Your goal: Take every line from the first down to the line with "metallurgy vs. rheocasting" and set it down exactly, without the pictures.

Collected material:

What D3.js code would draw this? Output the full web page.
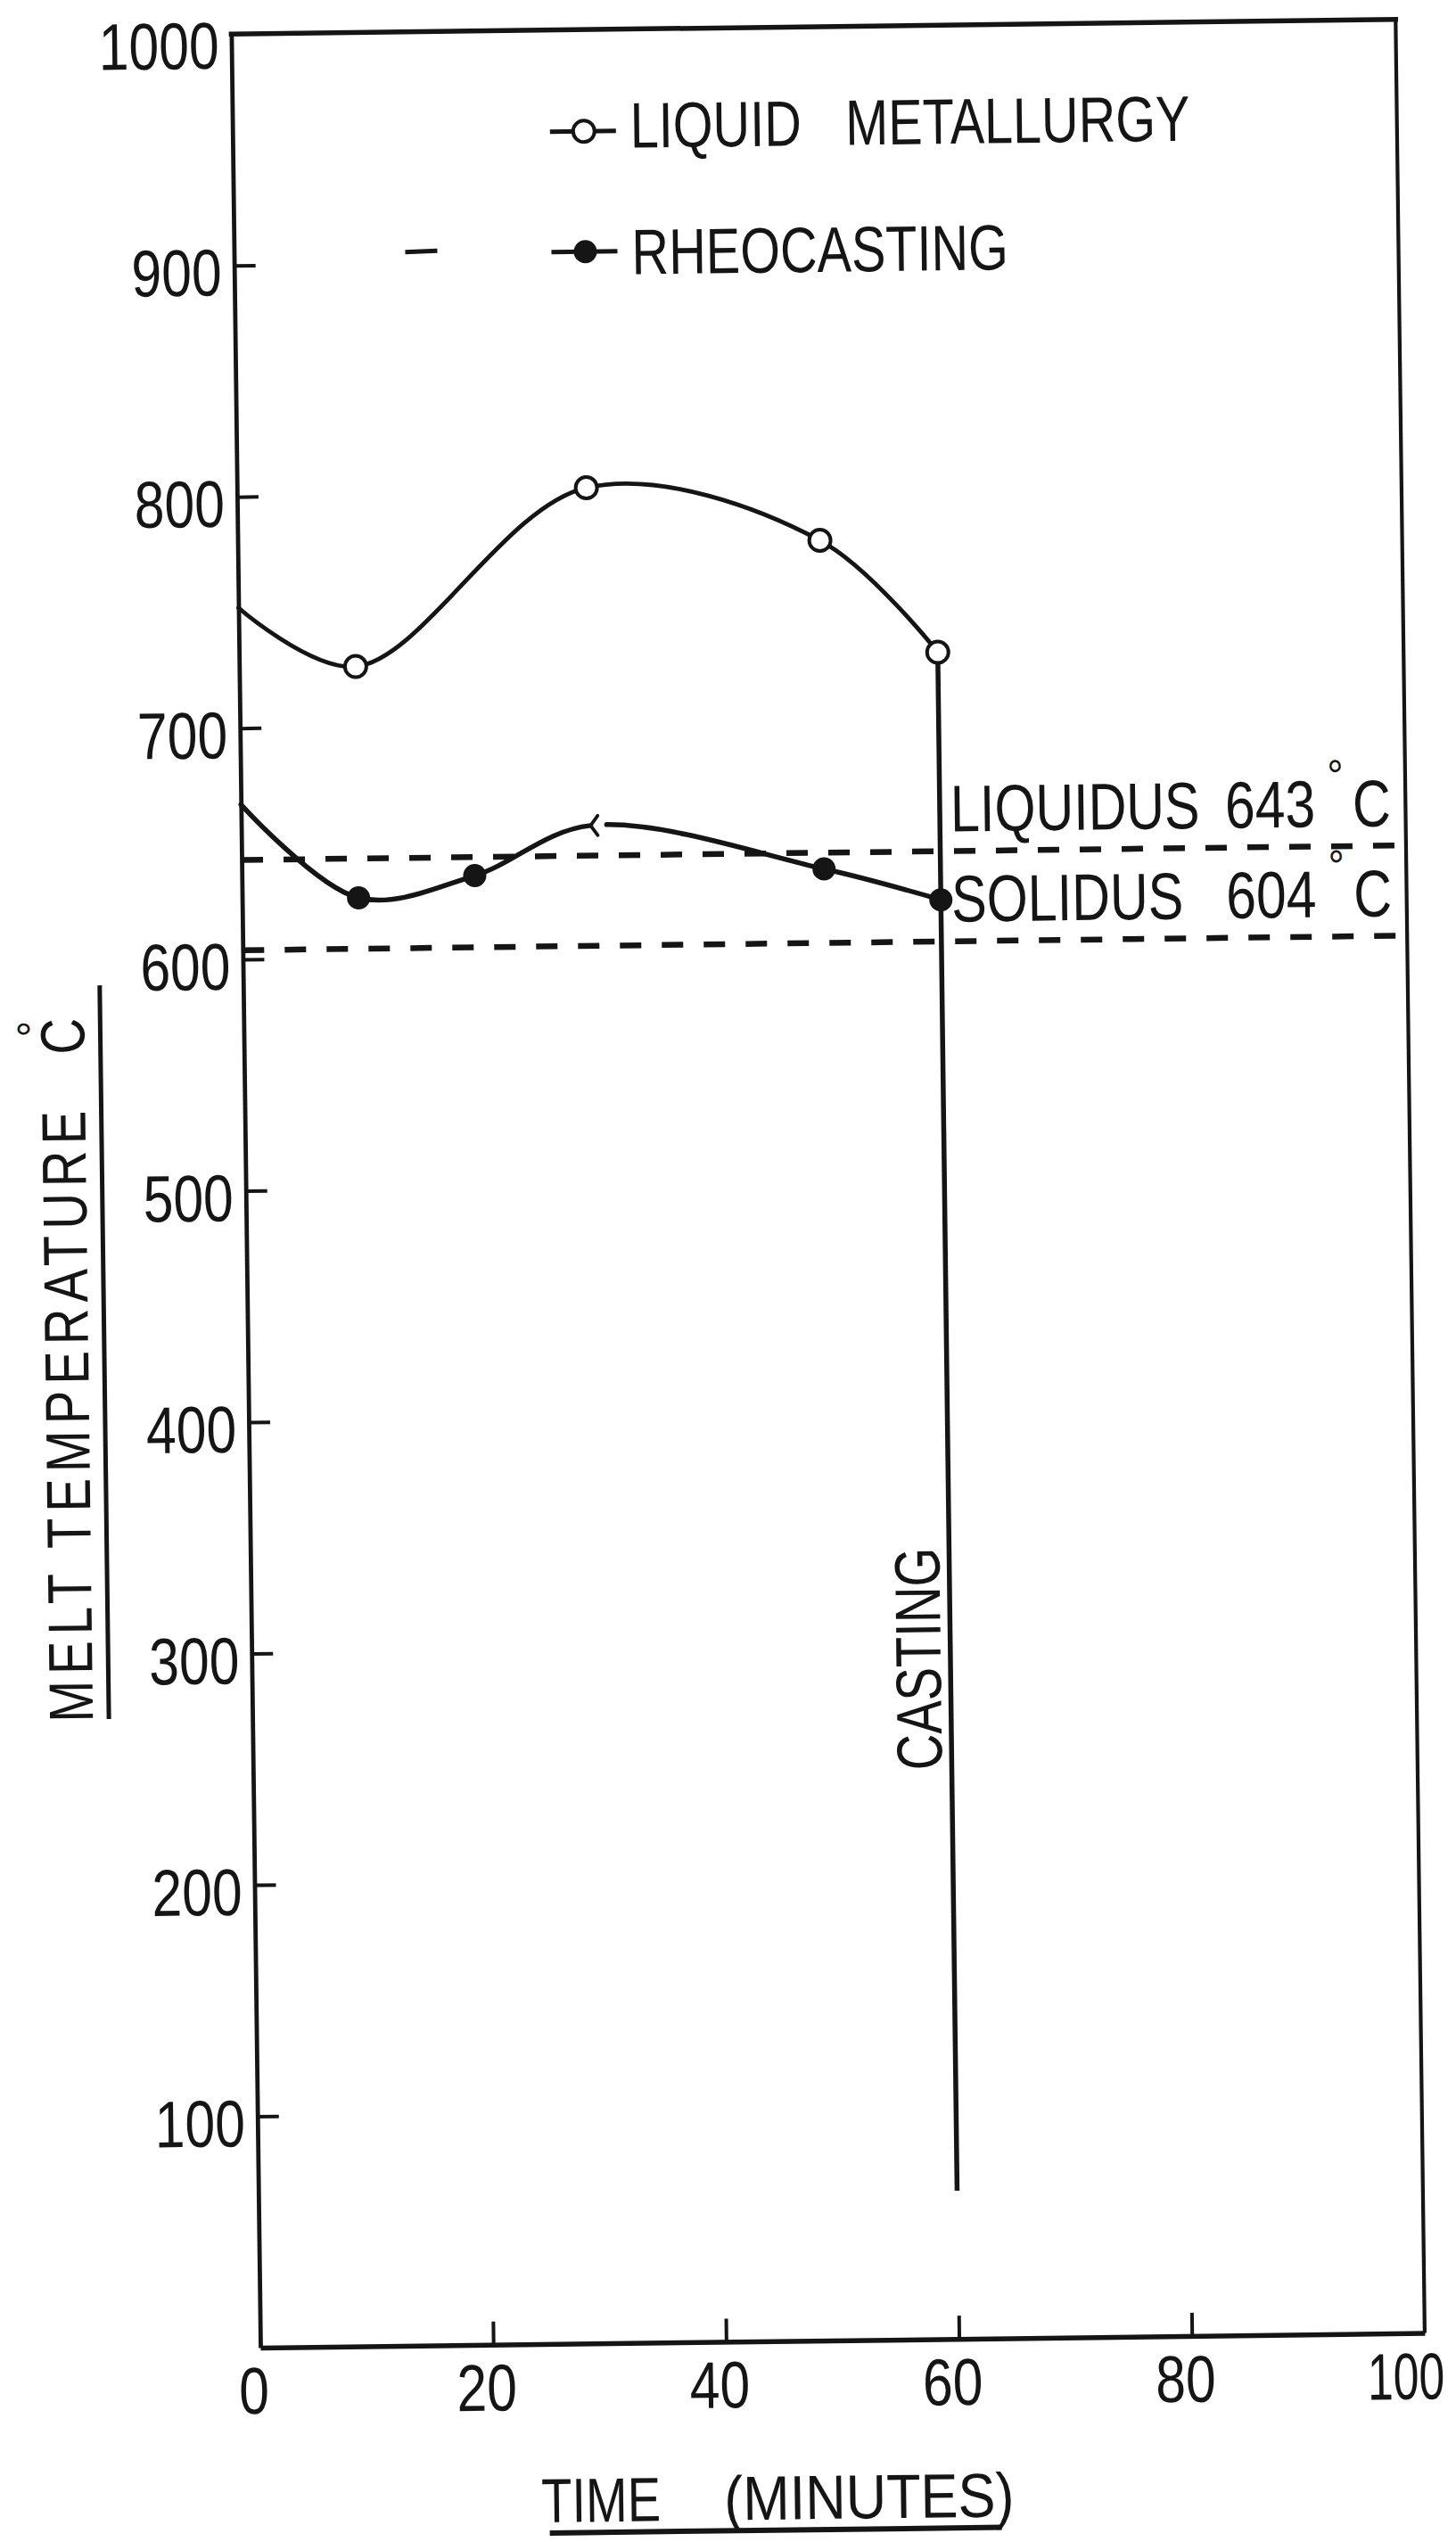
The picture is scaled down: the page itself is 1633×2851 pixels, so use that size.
<!DOCTYPE html>
<html>
<head>
<meta charset="utf-8">
<script src="https://cdn.jsdelivr.net/npm/d3@7"></script>
<style>
  html, body { margin: 0; padding: 0; background: #fff; }
  svg { display: block; }
</style>
</head>
<body>
<svg id="chart" width="1633" height="2851"></svg>
<script>
// Melt temperature against time: liquid metallurgy vs. rheocasting

// Liquid metallurgy (open circles); the t = 0 knot starts the curve without a marker
const lmTime   = [0, 10, 30, 50, 60];
const lmTemp   = [752, 726, 802, 778, 729];
const lmMarked = [false, true, true, true, true];

// Rheocasting (filled dots); 'hook' is the little fork where the curve is broken
const rcTime = [0, 10, 20, 30, 50, 60];
const rcTemp = [667, 626, 635, 656, 636, 622];
const rcMark = ['none', 'dot', 'dot', 'hook', 'dot', 'dot'];

// Reference temperatures
const levelNames = ['LIQUIDUS', 'SOLIDUS'];
const levelTemps = [643, 604];

// Pouring: vertical drop at the casting time
const castingTime = 60;
const castingEndTemp = 64;

// Axes
const xTicks = [0, 20, 40, 60, 80, 100];
const xTickLabels = ['0', '20', '40', '60', '80', '100'];
const yTicks = [100, 200, 300, 400, 500, 600, 700, 800, 900, 1000];
const yTickLabels = ['100', '200', '300', '400', '500', '600', '700', '800', '900', '1000'];

const legendNames = ['LIQUID METALLURGY', 'RHEOCASTING'];

// ---------------------------------------------------------------------------
const W = 1633, H = 2851;
const INK = '#151515';
const FONT = "'Liberation Sans', Arial, sans-serif";
const TICK_SX = 0.82;

const x = d3.scaleLinear().domain([0, 100]).range([292, 1598]);
const y = d3.scaleLinear().domain([0, 1000]).range([2633, 38]);

const svg = d3.select('#chart');
svg.append('rect').attr('width', W).attr('height', H).attr('fill', '#fff');

// the sheet sits slightly askew
const g = svg.append('g').attr('transform', `rotate(-0.72, ${x(0)}, ${y(0)})`);

function label(parent, str, px, py, o = {}) {
  const size = o.size || 72, sx = o.sx || 0.8;
  let tf = `translate(${px},${py})`;
  if (o.rot) tf += ` rotate(${o.rot})`;
  tf += ` scale(${sx},1)`;
  return parent.append('text')
    .attr('transform', tf)
    .attr('text-anchor', o.anchor || 'start')
    .attr('font-family', FONT)
    .attr('font-size', size)
    .attr('letter-spacing', o.ls || 0)
    .attr('fill', INK)
    .text(str);
}

// ---- frame -----------------------------------------------------------------
g.append('line')
  .attr('x1', x(0)).attr('x2', x(100)).attr('y1', y(1000)).attr('y2', y(1000))
  .attr('stroke', INK).attr('stroke-width', 5.5).attr('stroke-linecap', 'square');
g.append('line')
  .attr('x1', x(100)).attr('x2', x(100)).attr('y1', y(1000)).attr('y2', y(0))
  .attr('stroke', INK).attr('stroke-width', 4.2);

// ---- y axis (ticks point inward, labels outside) ---------------------------
const yAxis = d3.axisLeft(y)
  .tickValues(yTicks)
  .tickFormat(d => yTickLabels[yTicks.indexOf(d)])
  .tickSize(-24).tickSizeOuter(0);
const gy = g.append('g').attr('transform', `translate(${x(0)},0)`).call(yAxis);
gy.select('.domain').attr('stroke', INK).attr('stroke-width', 4.8);
gy.selectAll('.tick line')
  .attr('stroke', INK).attr('stroke-width', 4)
  .attr('display', d => d >= 1000 ? 'none' : null);
gy.selectAll('.tick text')
  .attr('fill', INK).attr('font-family', FONT).attr('font-size', 74)
  .attr('x', -14 / TICK_SX).attr('dy', d => d >= 1000 ? 38 : 33)
  .attr('transform', `scale(${TICK_SX},1)`);

// ---- x axis ----------------------------------------------------------------
const xAxis = d3.axisBottom(x)
  .tickValues(xTicks)
  .tickFormat(d => xTickLabels[xTicks.indexOf(d)])
  .tickSize(-26).tickSizeOuter(0);
const gx = g.append('g').attr('transform', `translate(0,${y(0)})`).call(xAxis);
gx.select('.domain').attr('stroke', INK).attr('stroke-width', 5.5);
gx.selectAll('.tick line')
  .attr('stroke', INK).attr('stroke-width', 4)
  .attr('display', d => (d === 0 || d === 100) ? 'none' : null);
gx.selectAll('.tick text')
  .attr('fill', INK).attr('font-family', FONT).attr('font-size', 74)
  .attr('y', 74).attr('dy', 0)
  .each(function (d) {
    // the three-digit end label is lettered tighter so it stays on the sheet
    const sx = d >= 100 ? 0.7 : TICK_SX;
    const off = d >= 100 ? -22 : -8;
    d3.select(this).attr('x', off / sx).attr('transform', `scale(${sx},1)`);
  });

// ---- liquidus / solidus dashed lines --------------------------------------
levelTemps.forEach((t, i) => {
  g.append('line')
    .attr('x1', x(0)).attr('x2', x(100)).attr('y1', y(t)).attr('y2', y(t))
    .attr('stroke', INK).attr('stroke-width', 6.5)
    .attr('stroke-dasharray', '24 23');
  const x0 = x(castingTime) + 12, base = y(t) - 22;
  label(g, levelNames[i], x0, base, { size: 74, sx: 0.8 });
  label(g, String(t), x0 + 308, base, { size: 74, sx: 0.82 });
  label(g, '\u00B0', x0 + 423, base - 40, { size: 50, sx: 0.9 });
  label(g, 'C', x0 + 451, base, { size: 74, sx: 0.8 });
});

// ---- curves ----------------------------------------------------------------
const curveLine = d3.line()
  .x(d => x(d.t)).y(d => y(d.v))
  .curve(d3.curveCatmullRom.alpha(0.5));

const lmData = lmTime.map((t, i) => ({ t, v: lmTemp[i], marked: lmMarked[i] }));
const rcData = rcTime.map((t, i) => ({ t, v: rcTemp[i], mark: rcMark[i] }));

g.append('path')
  .attr('d', curveLine(lmData))
  .attr('fill', 'none').attr('stroke', INK).attr('stroke-width', 4.8)
  .attr('stroke-linecap', 'round');

const rcPath = g.append('path')
  .attr('d', curveLine(rcData))
  .attr('fill', 'none').attr('stroke', INK).attr('stroke-width', 5.5)
  .attr('stroke-linecap', 'round');

// break the rheocasting curve just after the hooked point
function lengthAtX(node, px) {
  let lo = 0, hi = node.getTotalLength();
  for (let k = 0; k < 40; k++) {
    const mid = (lo + hi) / 2;
    if (node.getPointAtLength(mid).x < px) lo = mid; else hi = mid;
  }
  return lo;
}
const hook = rcData.find(d => d.mark === 'hook');
if (hook) {
  const node = rcPath.node();
  const total = node.getTotalLength();
  const l1 = lengthAtX(node, x(hook.t));
  const l2 = lengthAtX(node, x(hook.t) + 18);
  rcPath.attr('stroke-dasharray', `${l1} ${l2 - l1} ${total}`);
  const hx = x(hook.t), hy = y(hook.v);
  g.append('path')
    .attr('d', `M${hx + 8},${hy - 11} L${hx},${hy} L${hx + 8},${hy + 11}`)
    .attr('fill', 'none').attr('stroke', INK).attr('stroke-width', 3.8)
    .attr('stroke-linecap', 'round');
}

// ---- casting drop ----------------------------------------------------------
const lmAtCast = lmTemp[lmTime.indexOf(castingTime)];
g.append('line')
  .attr('x1', x(castingTime)).attr('x2', x(castingTime))
  .attr('y1', y(lmAtCast)).attr('y2', y(castingEndTemp))
  .attr('stroke', INK).attr('stroke-width', 5.5);
label(g, 'CASTING', x(castingTime) - 11, 1870, { rot: -90, anchor: 'middle', size: 72, sx: 0.78 });

// ---- markers ---------------------------------------------------------------
g.selectAll('circle.lm')
  .data(lmData.filter(d => d.marked))
  .join('circle').attr('class', 'lm')
  .attr('cx', d => x(d.t)).attr('cy', d => y(d.v)).attr('r', 12)
  .attr('fill', '#fff').attr('stroke', INK).attr('stroke-width', 4);

g.selectAll('circle.rc')
  .data(rcData.filter(d => d.mark === 'dot'))
  .join('circle').attr('class', 'rc')
  .attr('cx', d => x(d.t)).attr('cy', d => y(d.v)).attr('r', 13)
  .attr('fill', INK);

// ---- legend ----------------------------------------------------------------
const legend = g.append('g');
[
  { cy: 152, base: 171, open: true },
  { cy: 287, base: 313, open: false }
].forEach((row, i) => {
  legend.append('line')
    .attr('x1', 648).attr('x2', 722).attr('y1', row.cy).attr('y2', row.cy)
    .attr('stroke', INK).attr('stroke-width', 5);
  legend.append('circle')
    .attr('cx', 686).attr('cy', row.cy).attr('r', row.open ? 12 : 13)
    .attr('fill', row.open ? '#fff' : INK)
    .attr('stroke', INK).attr('stroke-width', row.open ? 4 : 0);
  const words = legendNames[i].split(' ');
  const t = label(legend, '', 738, row.base, { size: 72, sx: 0.8 });
  t.append('tspan').attr('x', 0).text(words[0]);
  if (words[1]) t.append('tspan').attr('x', 302).text(words[1]);
});
legend.append('line')
  .attr('x1', 484).attr('x2', 520).attr('y1', 285).attr('y2', 284)
  .attr('stroke', INK).attr('stroke-width', 5);

// ---- axis titles -----------------------------------------------------------
label(g, 'MELT TEMPERATURE', 113, 1929, { rot: -90, size: 70, sx: 0.8, ls: 9 });
label(g, 'C', 113, 1180, { rot: -90, size: 70, sx: 0.8 });
label(g, '\u00B0', 73, 1160, { rot: -90, size: 50, sx: 0.9 });
g.append('line')
  .attr('x1', 131).attr('x2', 131).attr('y1', 1103).attr('y2', 1926)
  .attr('stroke', INK).attr('stroke-width', 5);

label(g, 'TIME', 605, 2833, { size: 70, sx: 0.8 });
label(g, '(MINUTES)', 810, 2833, { size: 70, sx: 0.9 });
g.append('line')
  .attr('x1', 614).attr('x2', 1121).attr('y1', 2845).attr('y2', 2845)
  .attr('stroke', INK).attr('stroke-width', 6);
</script>
</body>
</html>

Solution to this problem:
What D3.js code would draw this? Output the full web page.
The picture is scaled down: the page itself is 1633×2851 pixels, so use that size.
<!DOCTYPE html>
<html>
<head>
<meta charset="utf-8">
<script src="https://cdn.jsdelivr.net/npm/d3@7"></script>
<style>
  html, body { margin: 0; padding: 0; background: #fff; }
  svg { display: block; }
</style>
</head>
<body>
<svg id="chart" width="1633" height="2851"></svg>
<script>
// Melt temperature against time: liquid metallurgy vs. rheocasting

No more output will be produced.